The Taming of the Shrew was not printed until 1623 when Shakespeare's plays were collected in the First Folio edition, seven years after the dramatist's death.

A man and woman sit on the floor with their legs stretched out, facing each other. The man strokes the woman's face.
Photo shows Alexandra Gilbreath as Katharine and Jasper Britton as Petruchio in the our 2003 production of The Taming of the Shrew © RSC

Dates

An anonymous play called The Taming of A Shrew was published in 1594. The text of this play is not that printed in the First Folio but it has many similarities.

The relationship between these two plays has long puzzled scholars but many believe that The Taming of A Shrew was published as an imperfectly-remembered version of Shakespeare's unpublished original - a so-called 'memorial reconstruction'. Interestingly, in this version, the Christopher Sly figure remains on-stage throughout.

Close study of the style, structure and language of The Taming of the Shrew have persuaded most scholars to place it, along with The Two Gentlemen of Verona, as being written in the years 1590-1, at the very beginning of Shakespeare's career as a playwright.

Sources

The question of who holds the power in a marriage lies behind innumerable stories in folklore.

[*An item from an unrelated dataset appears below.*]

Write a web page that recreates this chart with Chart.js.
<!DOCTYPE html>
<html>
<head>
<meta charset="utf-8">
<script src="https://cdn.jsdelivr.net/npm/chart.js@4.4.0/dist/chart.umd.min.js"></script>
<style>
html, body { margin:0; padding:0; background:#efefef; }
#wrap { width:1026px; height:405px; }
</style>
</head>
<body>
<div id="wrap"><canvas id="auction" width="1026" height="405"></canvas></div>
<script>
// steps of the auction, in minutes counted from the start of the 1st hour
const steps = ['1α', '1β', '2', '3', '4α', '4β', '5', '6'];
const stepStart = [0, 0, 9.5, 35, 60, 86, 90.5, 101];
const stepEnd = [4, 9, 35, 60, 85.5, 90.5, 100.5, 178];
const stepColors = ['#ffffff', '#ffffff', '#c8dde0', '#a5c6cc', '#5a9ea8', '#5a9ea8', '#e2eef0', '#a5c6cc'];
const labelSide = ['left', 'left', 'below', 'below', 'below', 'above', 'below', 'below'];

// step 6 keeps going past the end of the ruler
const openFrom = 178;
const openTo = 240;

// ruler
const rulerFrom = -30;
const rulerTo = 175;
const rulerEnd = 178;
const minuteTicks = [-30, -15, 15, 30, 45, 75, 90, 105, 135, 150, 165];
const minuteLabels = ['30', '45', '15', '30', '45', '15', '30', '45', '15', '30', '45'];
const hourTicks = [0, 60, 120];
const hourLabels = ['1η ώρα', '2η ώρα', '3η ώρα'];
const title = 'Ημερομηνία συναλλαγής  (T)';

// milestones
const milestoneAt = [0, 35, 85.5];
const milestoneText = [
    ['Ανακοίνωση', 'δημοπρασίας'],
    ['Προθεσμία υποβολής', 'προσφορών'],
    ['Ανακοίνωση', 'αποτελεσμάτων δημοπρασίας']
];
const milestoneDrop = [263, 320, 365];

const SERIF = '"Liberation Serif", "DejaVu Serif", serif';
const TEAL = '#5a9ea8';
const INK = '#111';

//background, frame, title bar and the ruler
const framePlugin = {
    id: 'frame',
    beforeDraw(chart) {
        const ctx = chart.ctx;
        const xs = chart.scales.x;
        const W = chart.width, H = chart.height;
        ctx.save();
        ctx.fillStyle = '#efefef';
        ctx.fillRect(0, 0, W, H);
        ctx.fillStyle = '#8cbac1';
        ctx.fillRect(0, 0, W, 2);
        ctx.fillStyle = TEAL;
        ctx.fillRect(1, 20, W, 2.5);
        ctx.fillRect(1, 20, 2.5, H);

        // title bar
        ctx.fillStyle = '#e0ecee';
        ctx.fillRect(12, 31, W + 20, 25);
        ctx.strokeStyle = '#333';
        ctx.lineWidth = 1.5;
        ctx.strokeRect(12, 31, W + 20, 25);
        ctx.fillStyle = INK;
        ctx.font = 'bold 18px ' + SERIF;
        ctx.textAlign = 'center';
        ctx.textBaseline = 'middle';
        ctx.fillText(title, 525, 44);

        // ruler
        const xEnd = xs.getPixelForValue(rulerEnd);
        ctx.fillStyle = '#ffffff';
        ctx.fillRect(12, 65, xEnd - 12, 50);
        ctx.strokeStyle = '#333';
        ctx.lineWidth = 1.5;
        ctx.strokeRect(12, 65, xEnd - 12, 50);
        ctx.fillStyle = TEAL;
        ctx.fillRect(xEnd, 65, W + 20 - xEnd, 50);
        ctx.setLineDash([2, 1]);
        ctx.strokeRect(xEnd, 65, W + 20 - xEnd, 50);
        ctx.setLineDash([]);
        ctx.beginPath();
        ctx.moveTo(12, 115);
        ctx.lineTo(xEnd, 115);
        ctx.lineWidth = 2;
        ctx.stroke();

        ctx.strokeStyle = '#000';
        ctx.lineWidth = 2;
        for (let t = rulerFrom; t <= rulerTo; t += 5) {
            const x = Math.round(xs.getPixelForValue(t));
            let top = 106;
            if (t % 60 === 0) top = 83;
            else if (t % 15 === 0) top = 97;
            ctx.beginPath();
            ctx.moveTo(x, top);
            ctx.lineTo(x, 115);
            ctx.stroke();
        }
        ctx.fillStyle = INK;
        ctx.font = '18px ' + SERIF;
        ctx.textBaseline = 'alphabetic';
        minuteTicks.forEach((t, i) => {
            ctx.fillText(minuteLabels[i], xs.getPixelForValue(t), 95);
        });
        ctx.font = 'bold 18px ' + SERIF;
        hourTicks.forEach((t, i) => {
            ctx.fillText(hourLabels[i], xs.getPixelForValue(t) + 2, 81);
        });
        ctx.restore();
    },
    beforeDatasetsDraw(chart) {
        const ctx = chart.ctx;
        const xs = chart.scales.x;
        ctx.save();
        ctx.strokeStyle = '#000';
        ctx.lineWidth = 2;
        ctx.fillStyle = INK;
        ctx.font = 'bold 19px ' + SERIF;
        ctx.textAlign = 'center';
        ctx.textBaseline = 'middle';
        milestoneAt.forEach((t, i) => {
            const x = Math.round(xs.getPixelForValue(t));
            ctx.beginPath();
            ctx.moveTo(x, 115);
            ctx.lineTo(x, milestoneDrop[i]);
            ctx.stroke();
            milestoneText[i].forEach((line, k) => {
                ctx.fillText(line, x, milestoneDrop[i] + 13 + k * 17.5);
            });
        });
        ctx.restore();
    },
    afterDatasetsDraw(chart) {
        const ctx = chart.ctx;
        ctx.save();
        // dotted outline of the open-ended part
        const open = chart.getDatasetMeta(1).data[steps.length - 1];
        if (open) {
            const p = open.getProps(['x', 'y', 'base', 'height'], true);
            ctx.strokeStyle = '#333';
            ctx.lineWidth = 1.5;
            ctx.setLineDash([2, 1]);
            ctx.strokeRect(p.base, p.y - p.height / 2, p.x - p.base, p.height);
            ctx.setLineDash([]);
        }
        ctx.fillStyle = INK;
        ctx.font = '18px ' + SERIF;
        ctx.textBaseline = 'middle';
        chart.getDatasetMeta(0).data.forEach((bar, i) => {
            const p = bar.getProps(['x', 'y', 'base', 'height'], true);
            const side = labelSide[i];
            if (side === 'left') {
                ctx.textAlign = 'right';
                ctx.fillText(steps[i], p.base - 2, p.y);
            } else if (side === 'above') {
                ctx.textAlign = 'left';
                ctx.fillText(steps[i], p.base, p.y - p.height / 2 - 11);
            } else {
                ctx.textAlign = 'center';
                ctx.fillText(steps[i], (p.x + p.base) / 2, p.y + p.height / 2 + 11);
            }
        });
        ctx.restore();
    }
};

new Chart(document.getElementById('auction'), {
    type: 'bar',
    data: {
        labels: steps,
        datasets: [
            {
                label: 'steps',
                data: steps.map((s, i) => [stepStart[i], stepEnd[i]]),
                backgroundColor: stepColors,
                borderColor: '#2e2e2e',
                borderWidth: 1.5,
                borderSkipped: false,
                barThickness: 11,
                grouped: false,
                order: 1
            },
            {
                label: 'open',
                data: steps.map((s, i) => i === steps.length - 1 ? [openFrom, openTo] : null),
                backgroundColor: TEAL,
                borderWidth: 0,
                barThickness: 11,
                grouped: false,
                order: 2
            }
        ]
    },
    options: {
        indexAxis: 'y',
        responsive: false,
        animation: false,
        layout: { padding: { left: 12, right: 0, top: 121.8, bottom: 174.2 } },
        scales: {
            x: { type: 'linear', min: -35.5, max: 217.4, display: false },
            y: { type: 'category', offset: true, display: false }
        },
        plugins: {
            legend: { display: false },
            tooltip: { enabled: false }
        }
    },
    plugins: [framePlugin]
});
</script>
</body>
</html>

In the English Mystery Plays, Noah's wife was a shrew; Socrates famously had a nagging wife; Chaucer's Wife of Bath tells a story about who is the master in marriage; and Adam and Eve had their own troubles in the Garden of Eden.

Traditional tales

Versions of Kate and Petruchio's wooing, wedding and bedding can be found in traditional tales across Europe, India and the Americas, all sharing the main elements of the favoured younger sister, the taming of the wayward sister, the obedience test and the wager. In some versions, the husband tames his wife by patient cunning but, in others, violence and brute strength are the favoured means.

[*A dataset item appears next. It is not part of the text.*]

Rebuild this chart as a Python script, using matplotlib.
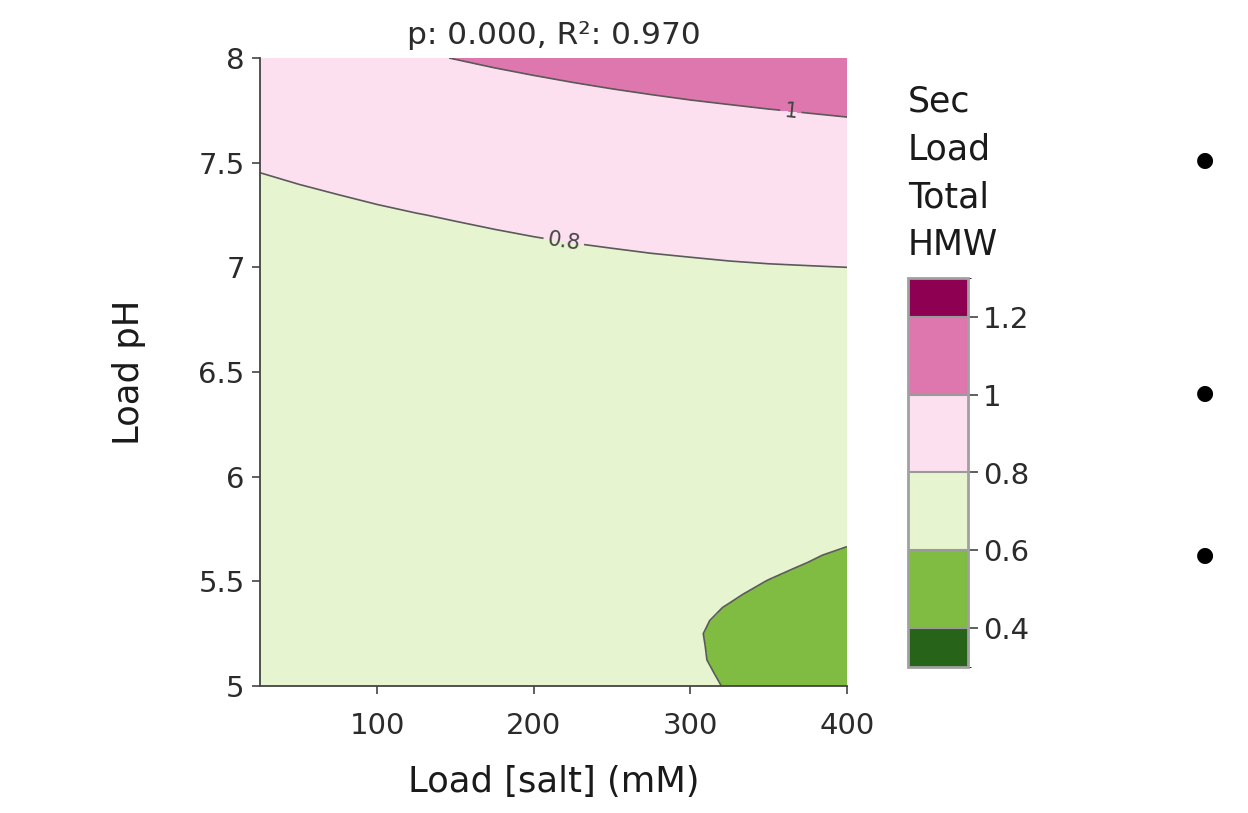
import numpy as np
import matplotlib
matplotlib.use("Agg")
import matplotlib.pyplot as plt
from matplotlib.colors import ListedColormap, BoundaryNorm

# ---- data ----
salt_mM = [25, 50, 75, 100, 125, 150, 175, 200, 225, 250, 275, 300, 325, 350, 375, 400]
load_pH = [5.0, 5.0625, 5.125, 5.1875, 5.25, 5.3125, 5.375, 5.4375, 5.5, 5.5625, 5.625,
           5.75, 6.0, 6.25, 6.5, 6.75, 7.0, 7.25, 7.5, 7.75, 8.0]
# estimated response (Sec Load Total HMW), one row per pH value (bottom -> top)
hmw_pH_50000 = [0.6450, 0.6445, 0.6435, 0.6420, 0.6400, 0.6374, 0.6343, 0.6306, 0.6254, 0.6192, 0.6120, 0.6049, 0.5987, 0.5918, 0.5845, 0.5766]
hmw_pH_50625 = [0.6399, 0.6398, 0.6391, 0.6379, 0.6361, 0.6339, 0.6311, 0.6277, 0.6228, 0.6169, 0.6104, 0.6039, 0.5974, 0.5909, 0.5844, 0.5779]
hmw_pH_51250 = [0.6348, 0.6350, 0.6346, 0.6337, 0.6322, 0.6303, 0.6278, 0.6247, 0.6202, 0.6146, 0.6085, 0.6026, 0.5964, 0.5902, 0.5834, 0.5762]
hmw_pH_51875 = [0.6307, 0.6312, 0.6311, 0.6305, 0.6293, 0.6277, 0.6255, 0.6228, 0.6185, 0.6137, 0.6079, 0.6022, 0.5964, 0.5907, 0.5849, 0.5792]
hmw_pH_52500 = [0.6265, 0.6273, 0.6275, 0.6273, 0.6264, 0.6251, 0.6232, 0.6208, 0.6168, 0.6124, 0.6069, 0.6018, 0.5963, 0.5907, 0.5846, 0.5780]
hmw_pH_53125 = [0.6234, 0.6245, 0.6250, 0.6251, 0.6245, 0.6235, 0.6219, 0.6198, 0.6167, 0.6138, 0.6083, 0.6026, 0.5973, 0.5918, 0.5863, 0.5808]
hmw_pH_53750 = [0.6202, 0.6216, 0.6225, 0.6228, 0.6226, 0.6218, 0.6206, 0.6188, 0.6165, 0.6126, 0.6082, 0.6036, 0.5992, 0.5942, 0.5887, 0.5827]
hmw_pH_54375 = [0.6181, 0.6198, 0.6208, 0.6214, 0.6218, 0.6214, 0.6203, 0.6189, 0.6168, 0.6145, 0.6105, 0.6060, 0.6015, 0.5970, 0.5925, 0.5880]
hmw_pH_55000 = [0.6160, 0.6180, 0.6190, 0.6200, 0.6210, 0.6210, 0.6200, 0.6190, 0.6170, 0.6150, 0.6120, 0.6085, 0.6042, 0.5996, 0.5950, 0.5892]
hmw_pH_55625 = [0.6147, 0.6170, 0.6186, 0.6199, 0.6209, 0.6211, 0.6206, 0.6198, 0.6183, 0.6170, 0.6146, 0.6106, 0.6066, 0.6026, 0.5986, 0.5946]
hmw_pH_56250 = [0.6134, 0.6160, 0.6181, 0.6197, 0.6207, 0.6212, 0.6212, 0.6206, 0.6195, 0.6180, 0.6157, 0.6131, 0.6099, 0.6061, 0.6017, 0.5971]
hmw_pH_57500 = [0.613, 0.616, 0.619, 0.621, 0.623, 0.624, 0.624, 0.624, 0.624, 0.623, 0.621, 0.619, 0.617, 0.614, 0.610, 0.606]
hmw_pH_60000 = [0.618, 0.622, 0.626, 0.630, 0.632, 0.635, 0.637, 0.638, 0.639, 0.639, 0.639, 0.638, 0.636, 0.635, 0.632, 0.629]
hmw_pH_62500 = [0.630, 0.636, 0.641, 0.646, 0.650, 0.654, 0.657, 0.659, 0.661, 0.663, 0.664, 0.664, 0.664, 0.663, 0.662, 0.660]
hmw_pH_65000 = [0.651, 0.658, 0.664, 0.670, 0.675, 0.680, 0.684, 0.688, 0.691, 0.694, 0.696, 0.698, 0.699, 0.700, 0.700, 0.699]
hmw_pH_67500 = [0.679, 0.687, 0.695, 0.702, 0.708, 0.714, 0.720, 0.725, 0.729, 0.733, 0.737, 0.740, 0.742, 0.744, 0.745, 0.746]
hmw_pH_70000 = [0.715, 0.724, 0.733, 0.741, 0.749, 0.756, 0.763, 0.769, 0.775, 0.780, 0.785, 0.789, 0.793, 0.796, 0.798, 0.800]
hmw_pH_72500 = [0.758, 0.769, 0.779, 0.789, 0.798, 0.806, 0.814, 0.822, 0.829, 0.835, 0.841, 0.846, 0.851, 0.855, 0.859, 0.862]
hmw_pH_75000 = [0.810, 0.822, 0.833, 0.844, 0.854, 0.864, 0.873, 0.882, 0.890, 0.898, 0.905, 0.911, 0.917, 0.923, 0.928, 0.932]
hmw_pH_77500 = [0.869, 0.882, 0.895, 0.907, 0.918, 0.929, 0.940, 0.950, 0.959, 0.968, 0.976, 0.984, 0.991, 0.998, 1.004, 1.010]
hmw_pH_80000 = [0.936, 0.950, 0.964, 0.977, 0.990, 1.002, 1.014, 1.025, 1.036, 1.046, 1.056, 1.065, 1.073, 1.081, 1.088, 1.095]

levels = [0.3, 0.4, 0.6, 0.8, 1.0, 1.2, 1.3]
level_colors = ["#276419", "#7fbc41", "#e6f5d0", "#fde0ef", "#de77ae", "#8e0152"]
cbar_ticks = [0.4, 0.6, 0.8, 1.0, 1.2]
cbar_ticklabels = ["0.4", "0.6", "0.8", "1", "1.2"]
unlabeled_levels = [0.4, 0.6, 1.2]
labeled_levels = [0.8, 1.0]
labeled_texts = ["0.8", "1"]
x_ticks = [100, 200, 300, 400]
y_ticks = [5, 5.5, 6, 6.5, 7, 7.5, 8]
y_ticklabels = ["5", "5.5", "6", "6.5", "7", "7.5", "8"]
title_text = "p: 0.000, R\u00b2: 0.970"
cbar_title_lines = ["Sec", "Load", "Total", "HMW"]

Z = np.array([hmw_pH_50000, hmw_pH_50625, hmw_pH_51250, hmw_pH_51875, hmw_pH_52500,
              hmw_pH_53125, hmw_pH_53750, hmw_pH_54375, hmw_pH_55000, hmw_pH_55625,
              hmw_pH_56250, hmw_pH_57500, hmw_pH_60000, hmw_pH_62500, hmw_pH_65000,
              hmw_pH_67500, hmw_pH_70000, hmw_pH_72500, hmw_pH_75000, hmw_pH_77500,
              hmw_pH_80000])

plt.rcParams['font.family'] = ['DejaVu Sans']
text_color = "#2b2b2b"
axis_color = "#444444"
line_color = "#5a5a5a"

fig = plt.figure(figsize=(12.48, 8.13), dpi=100)
W, H = 1248, 813
ax = fig.add_axes([260 / W, 1 - 686 / H, 587 / W, 628 / H])

cmap = ListedColormap(level_colors)
norm = BoundaryNorm(levels, cmap.N)
cf = ax.contourf(salt_mM, load_pH, Z, levels=levels, cmap=cmap, norm=norm)
ax.contour(salt_mM, load_pH, Z, levels=unlabeled_levels, colors=line_color, linewidths=1.2)
cl = ax.contour(salt_mM, load_pH, Z, levels=labeled_levels, colors=line_color, linewidths=1.2)
ax.clabel(cl, fmt=dict(zip(labeled_levels, labeled_texts)),
          fontsize=15, colors="#444444", inline=True, inline_spacing=4,
          manual=[(219, 7.12), (364, 7.74)])

ax.set_xlim(salt_mM[0], salt_mM[-1])
ax.set_ylim(load_pH[0], load_pH[-1])
ax.set_xticks(x_ticks)
ax.set_xticklabels([str(t) for t in x_ticks])
ax.set_yticks(y_ticks)
ax.set_yticklabels(y_ticklabels)
for s in ["top", "right"]:
    ax.spines[s].set_visible(False)
for s in ["left", "bottom"]:
    ax.spines[s].set_color(axis_color)
    ax.spines[s].set_linewidth(1.3)
ax.tick_params(axis="both", direction="out", length=6, width=1.2, color=axis_color,
               labelsize=21, labelcolor=text_color)
ax.tick_params(axis="x", pad=13)
ax.tick_params(axis="y", pad=5)

ax.set_xlabel("Load [salt] (mM)", fontsize=25.5, color="#1a1a1a")
ax.xaxis.set_label_coords(0.5, -0.125)
ax.set_ylabel("Load pH", fontsize=25.5, color="#1a1a1a")
ax.yaxis.set_label_coords(-0.195, 0.5)
ax.set_title(title_text, fontsize=22.5, color=text_color, pad=10)

# colorbar
cax = fig.add_axes([908 / W, 1 - 667 / H, 60 / W, 389 / H])
cbar = fig.colorbar(cf, cax=cax, ticks=cbar_ticks, spacing="proportional", drawedges=True)
cbar.set_ticklabels(cbar_ticklabels)
cbar.outline.set_edgecolor("#a0a0a0")
cbar.outline.set_linewidth(2)
cbar.dividers.set_color("#9a9a9a")
cbar.dividers.set_linewidth(1.5)
cax.tick_params(direction="out", length=7, width=1.2, color=axis_color,
                labelsize=21, labelcolor=text_color, pad=4)

for i, line in enumerate(cbar_title_lines):
    fig.text(908 / W, 1 - (112 + 47.7 * i) / H, line, fontsize=25, color="#1a1a1a",
             ha="left", va="baseline")

# legend markers (no text) on the right
for yy in [160, 393, 555]:
    fig.text(1205 / W, 1 - yy / H, "\u25cf", fontsize=15, color="black", ha="center", va="center")

fig.savefig("out.png", dpi=100)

One notorious example of the brutal method is the anonymous tale in verse, Here Begynneth a Merry Jest of a Shrewde and Curste Wyfe, Lapped in Morrelles Skin, for Her Good Behavyour, printed in 1550. Two sisters - one shrewish, one mild - both find husbands. The husband of the unruly wife first beats and strips her, then kills and flays his horse, Morrel, in order to wrap the salted skin around the bleeding body of his recalcitrant wife. After this treatment she, unsurprisingly, meekly serves her husband's guests at his feast.

A unique addition to tradition

The resourceful ingenuity shown by Petruchio in his 'teaching' of his new wife is a long way from this cruelty. His hawking metaphor and his strategy of 'killing her in her own humour' are Shakespeare's own addition to the taming tradition. The Tudor plays in this tradition, such as John Heywood's Merry Play between 'John John the Husband, Tyb his Wife and Sir John the Priest', are much simpler affairs.

Sermons on duty and behaviour

Shakespeare's original audience would have been familiar with sermons and pamphlets on the subject of decorous marital behaviour. Katherina's long speech on the relationship between a husband and wife echoes one of the Colloquies of the sixteenth-century humanist scholar, Erasmus. 

Juan Vives's The Office of and Duetie of an Husband (translated by Thomas Paynell in 1553) is another example of an intellectual Christian perspective on the subject. The subjection of the wife to the authority of the husband is very clearly set out in the Anglican Homily on Marriage, which was one of the many sermons read in church from 1562 onwards by order of the Crown.

The story of the beggar man waking up to find himself a king is an age-old folk tale: one of the earliest written versions is that in the Arabian Nights. It was the subject of many ballads and jigs current in Shakespeare's time.

Classical tales

For the third strand of his plot, Shakespeare turned to more a classical, literary source: the entanglements around Bianca and her wooers are similar to those in George Gascoigne's play Supposes. Gascoigne translated his play in 1566 from Ariosto's Italian comedy, I Suppositi (1506). Ariosto had himself drawn on the Roman comedies of Plautus and Terence. The 'Supposes' of the title refer to the many mistakes and confusions where one person is mistaken for another. Masters are taken for servants, servants for masters, strangers for fathers - all in aid of the secret courtship of a young man for the daughter of a rich merchant.